Lisa Shaw is not your average house diva; in fact, the word diva–with its connotations of limelight-hogging theatrics–doesn't apply at all to Shaw's approach, which is the very embodiment of restraint and good taste. That style has something to do with the singer's natural range (she's most comfortable in lower registers), with her retiring personality (she's Canadian, after all), and with her formative years in Toronto's sedate acid-jazz scene. She's come a long way from playing for intimate crowds in chic Hogtown hangouts to headlining bills at punter-filled superclubs, but Shaw figures the experience she earned on the home front is what sets her apart.
"I've been around all kinds of dance music, and one problem I first had with house was that all the vocals sounded similar, this gospel wailing that I couldn't really relate to," says the chanteuse, reached on the road in San Francisco. "When I first started writing with house producers, I approached it more from a singer-songwriter point of view. If you think about the disco era and groups like Sister Sledge or Chic, they were doing soul records, but it was dance music at the same time. That's what I wanted, something a little bit more in-depth from a songwriting perspective."

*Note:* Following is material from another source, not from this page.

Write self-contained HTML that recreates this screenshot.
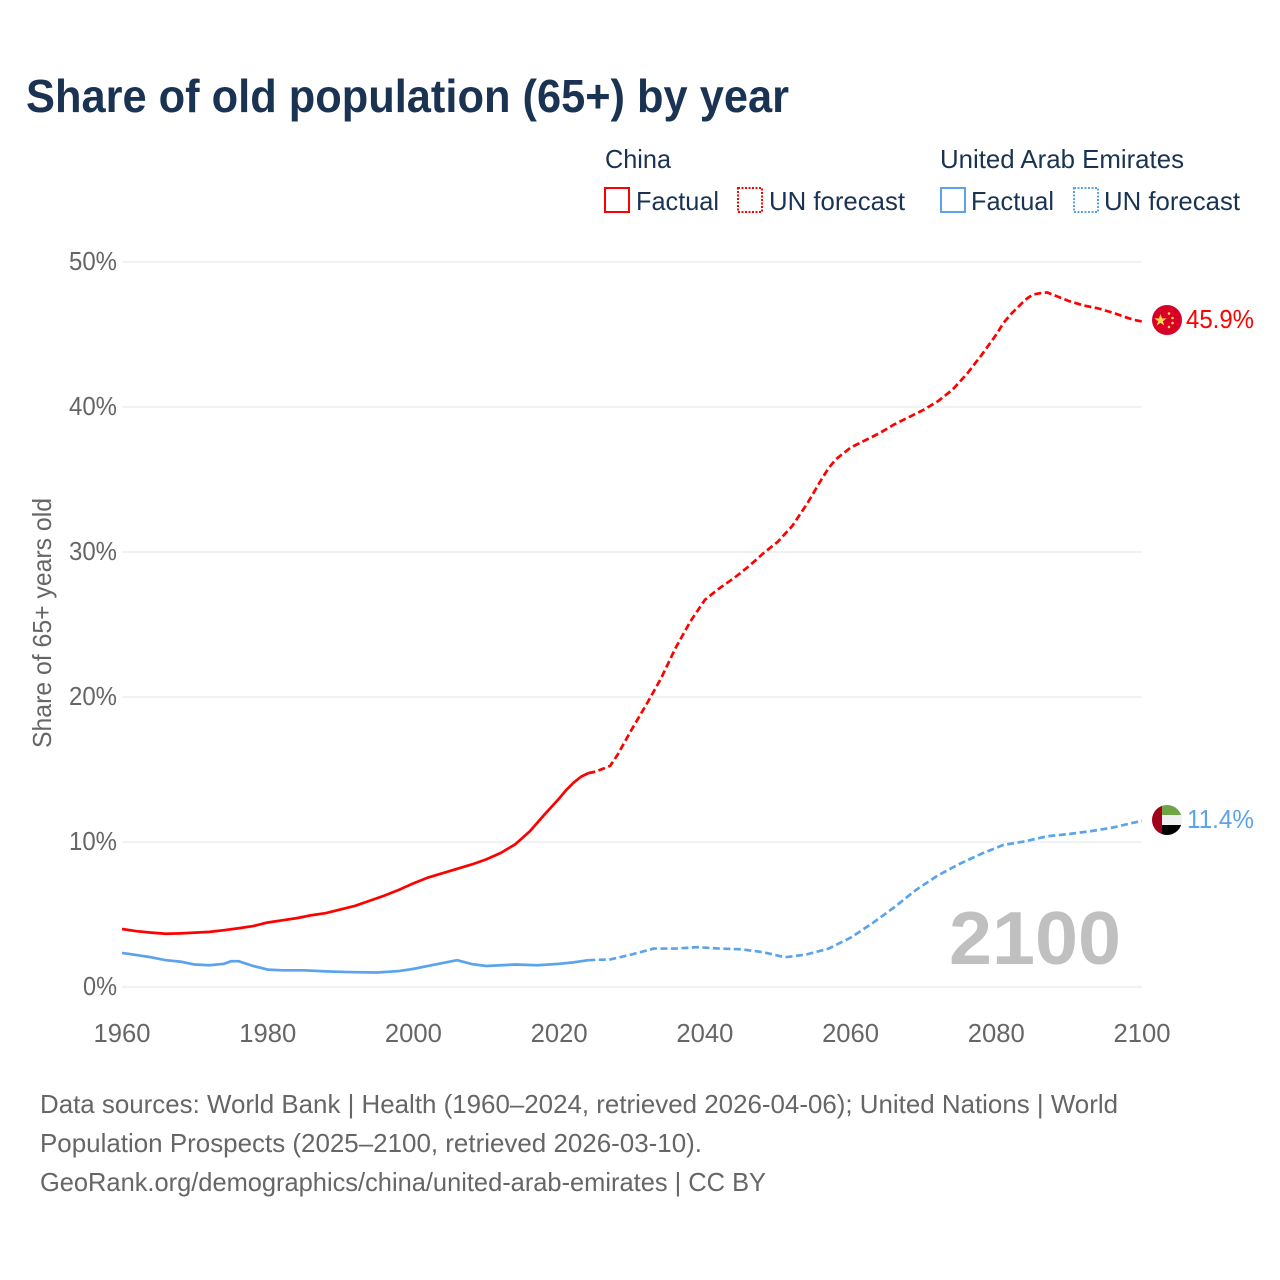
<!DOCTYPE html>
<html lang="en">
<head>
<meta charset="utf-8">
<title>Share of old population (65+) by year</title>
<style>
html,body{margin:0;padding:0;background:#fff;width:1280px;height:1280px;overflow:hidden}
svg{display:block;font-family:"Liberation Sans",sans-serif}
</style>
</head>
<body>
<svg id="chart" width="1280" height="1280" viewBox="0 0 1280 1280" xmlns="http://www.w3.org/2000/svg">
<rect width="1280" height="1280" fill="#fff"/>
<text x="26" y="112" font-size="46" font-weight="700" fill="#1a3353" textLength="763" lengthAdjust="spacingAndGlyphs">Share of old population (65+) by year</text>

<g font-size="26" fill="#1a3353">
<text x="605" y="168" textLength="66" lengthAdjust="spacingAndGlyphs">China</text>
<text x="940" y="168" textLength="244" lengthAdjust="spacingAndGlyphs">United Arab Emirates</text>
<rect x="605" y="188" width="24" height="24" fill="none" stroke="#ff0000" stroke-width="2"/>
<text x="636" y="210" textLength="83" lengthAdjust="spacingAndGlyphs">Factual</text>
<rect x="738" y="188" width="24" height="24" fill="none" stroke="#ff0000" stroke-width="2" stroke-dasharray="2 1.5"/>
<text x="769" y="210" textLength="136" lengthAdjust="spacingAndGlyphs">UN forecast</text>
<rect x="941" y="188" width="24" height="24" fill="none" stroke="#5ba4ec" stroke-width="2"/>
<text x="971" y="210" textLength="83" lengthAdjust="spacingAndGlyphs">Factual</text>
<rect x="1074" y="188" width="24" height="24" fill="none" stroke="#5ba4ec" stroke-width="2" stroke-dasharray="2 1.5"/>
<text x="1104" y="210" textLength="136" lengthAdjust="spacingAndGlyphs">UN forecast</text>
</g>

<g id="grid"></g>
<g id="yticks" font-size="26" fill="#666"></g>
<g id="xticks" font-size="26" fill="#666"></g>
<text transform="translate(51,748) rotate(-90)" font-size="26" fill="#666" textLength="250" lengthAdjust="spacingAndGlyphs">Share of 65+ years old</text>

<text x="949" y="964" font-size="75" font-weight="700" fill="#c0c0c0" textLength="172" lengthAdjust="spacingAndGlyphs">2100</text>

<g id="series"></g>

<g>
<circle cx="1167" cy="320" r="15" fill="#d80027"/>
<polygon points="1160.5,314 1162,318.4 1166.6,318.4 1162.9,321.2 1164.3,325.6 1160.5,322.9 1156.7,325.6 1158.1,321.2 1154.4,318.4 1159,318.4" fill="#ffda44"/>
<circle cx="1169" cy="313.5" r="1.3" fill="#ffda44"/>
<circle cx="1172.5" cy="318" r="1.3" fill="#ffda44"/>
<circle cx="1172.5" cy="323" r="1.3" fill="#ffda44"/>
<circle cx="1169" cy="327" r="1.3" fill="#ffda44"/>
<text x="1186" y="328" font-size="26" fill="#ff0000" textLength="68" lengthAdjust="spacingAndGlyphs">45.9%</text>
</g>
<g>
<clipPath id="uaeClip"><circle cx="1167" cy="820" r="15"/></clipPath>
<g clip-path="url(#uaeClip)">
<rect x="1152" y="805" width="30" height="30" fill="#f0f0f0"/>
<rect x="1162" y="805" width="20" height="10" fill="#6da544"/>
<rect x="1162" y="825" width="20" height="10" fill="#000"/>
<rect x="1152" y="805" width="10" height="30" fill="#a2001d"/>
</g>
<text x="1187" y="828" font-size="26" fill="#5ba4ec" textLength="67" lengthAdjust="spacingAndGlyphs">11.4%</text>
</g>

<g font-size="26" fill="#666">
<text x="40" y="1113" textLength="1078" lengthAdjust="spacingAndGlyphs">Data sources: World Bank | Health (1960–2024, retrieved 2026-04-06); United Nations | World</text>
<text x="40" y="1152" textLength="662" lengthAdjust="spacingAndGlyphs">Population Prospects (2025–2100, retrieved 2026-03-10).</text>
<text x="40" y="1191" textLength="726" lengthAdjust="spacingAndGlyphs">GeoRank.org/demographics/china/united-arab-emirates | CC BY</text>
</g>
</svg>
<script>
const xTickYears = [1960, 1980, 2000, 2020, 2040, 2060, 2080, 2100];
const yTickValues = [0, 10, 20, 30, 40, 50];
const chinaFactualYears = [1960,1962,1964,1966,1968,1970,1972,1974,1976,1978,1980,1982,1984,1986,1988,1990,1992,1994,1996,1998,2000,2002,2004,2006,2008,2010,2012,2014,2016,2018,2020,2021,2022,2023,2024];
const chinaFactualValues = [4.0,3.85,3.75,3.67,3.7,3.75,3.8,3.92,4.05,4.2,4.45,4.6,4.75,4.95,5.1,5.35,5.6,5.95,6.3,6.7,7.15,7.55,7.85,8.15,8.45,8.8,9.25,9.85,10.75,11.9,13.0,13.6,14.1,14.5,14.75];
const chinaForecastYears = [2024,2025,2027,2028,2030,2032,2034,2036,2038,2040,2042,2044,2046,2048,2050,2052,2054,2056,2057,2058,2060,2062,2064,2066,2068,2070,2072,2074,2076,2078,2080,2081,2082,2084,2085,2086,2087,2088,2090,2092,2094,2096,2098,2099,2100];
const chinaForecastValues = [14.75,14.85,15.25,16.0,17.8,19.5,21.3,23.4,25.2,26.7,27.5,28.2,29.0,29.9,30.7,31.8,33.3,35.0,35.8,36.4,37.2,37.7,38.2,38.8,39.3,39.8,40.4,41.2,42.3,43.6,45.0,45.8,46.4,47.4,47.75,47.85,47.9,47.7,47.3,47.0,46.8,46.5,46.15,46.0,45.9];
const uaeFactualYears = [1960,1962,1964,1966,1968,1970,1972,1974,1975,1976,1978,1980,1982,1985,1988,1991,1995,1998,2000,2002,2004,2006,2008,2010,2012,2014,2017,2020,2022,2024];
const uaeFactualValues = [2.35,2.2,2.05,1.85,1.75,1.55,1.5,1.6,1.78,1.78,1.45,1.2,1.15,1.15,1.08,1.03,1.0,1.1,1.25,1.45,1.65,1.85,1.58,1.45,1.5,1.55,1.5,1.6,1.7,1.85];
const uaeForecastYears = [2024,2027,2030,2033,2036,2039,2042,2045,2048,2051,2054,2057,2060,2063,2066,2069,2072,2075,2078,2081,2084,2087,2090,2093,2096,2099,2100];
const uaeForecastValues = [1.85,1.9,2.25,2.65,2.65,2.75,2.65,2.6,2.4,2.05,2.25,2.65,3.4,4.4,5.5,6.7,7.7,8.5,9.2,9.8,10.05,10.4,10.55,10.75,11.0,11.35,11.45];

const NS = 'http://www.w3.org/2000/svg';
const xScale = function (year) { return 122 + (year - 1960) * (1142 - 122) / 140; };
const yScale = function (value) { return 987 - value * (987 - 262) / 50; };

function svgEl(tag, attrs, parent) {
  const el = document.createElementNS(NS, tag);
  for (const k in attrs) el.setAttribute(k, attrs[k]);
  parent.appendChild(el);
  return el;
}

const gridGroup = document.getElementById('grid');
const yTickGroup = document.getElementById('yticks');
yTickValues.forEach(function (v) {
  const line = svgEl('line', { x1: 122, x2: 1142, y1: yScale(v), y2: yScale(v), stroke: '#ebedef', 'stroke-width': 1.5 }, gridGroup);
  
  
  const label = svgEl('text', { x: 117, y: yScale(v) + 8, 'text-anchor': 'end', textLength: v === 0 ? 34 : 48, lengthAdjust: 'spacingAndGlyphs' }, yTickGroup);
  
  
  label.textContent = v + '%';
});

const xTickGroup = document.getElementById('xticks');
xTickYears.forEach(function (year) {
  const label = svgEl('text', { x: xScale(year), y: 1042, 'text-anchor': 'middle', textLength: 57, lengthAdjust: 'spacingAndGlyphs' }, xTickGroup);
  
  
  label.textContent = year;
});

const seriesGroup = document.getElementById('series');
function drawLine(years, values, color, dash, name) {
  const pts = years.map(function (y, i) { return xScale(y).toFixed(2) + ',' + yScale(values[i]).toFixed(2); });
  const attrs = { points: pts.join(' '), fill: 'none', stroke: color, 'stroke-width': 2.7, 'stroke-linejoin': 'round' };
  if (dash) attrs['stroke-dasharray'] = dash;
  const line = svgEl('polyline', attrs, seriesGroup);
  
  
}
drawLine(uaeFactualYears, uaeFactualValues, '#5ba4ec', null, 'uae-factual-line');
drawLine(uaeForecastYears, uaeForecastValues, '#5ba4ec', '7 3.5', 'uae-forecast-line');
drawLine(chinaFactualYears, chinaFactualValues, '#ff0000', null, 'china-factual-line');
drawLine(chinaForecastYears, chinaForecastValues, '#ff0000', '7 3.5', 'china-forecast-line');
</script>
</body>
</html>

On early singles "Everyday" and "Let's Do It Together" (produced by Dave Warrin and Jay Denes, respectively), Shaw helped define the contemporary West Coast sound, a windswept style that tones down the Chicago school's hard-bitten realism for something at once sweeter and more serene. If Roberta Flack or Sade had been house singers, they might have sounded something like Shaw, who demonstrated her full range of talents on 2005's Cherry, her first full-length. Released on the archetypal San Fran house label Naked Music, that album was something of a curve ball, featuring just as many mid- and down-tempo songs as house anthems, thus dividing dance enthusiasts, who expected only club tracks.
"There were a lot of hands in the pot in terms of how many up-tempo songs to put on the record versus how many chill songs to include," she explains. "The biggest lesson to learn was the importance of sticking to your guns. People were saying, 'You're a house singer and you should have more up-tempo on there,' but my feeling was that it was a full-length and I wanted it to reflect my whole personality. I don't only do dance music."
In case there was any doubt, that message will be reinforced on the singer's lounge-friendly sophomore album, slated for release next year on famed producer Miguel Migs's Salted Music label. In the meantime, folks jonesing for a deep-house fix should check out Migs's current single, "Those Things", a smouldering disco throwback that features Shaw confronting a shiftless ex-lover, exhibiting the kind of poise only the righteous can manage. It's that steady confidence that makes Shaw not just another house singer, but an artist.
Lisa Shaw plays the Caprice tonight (August 23).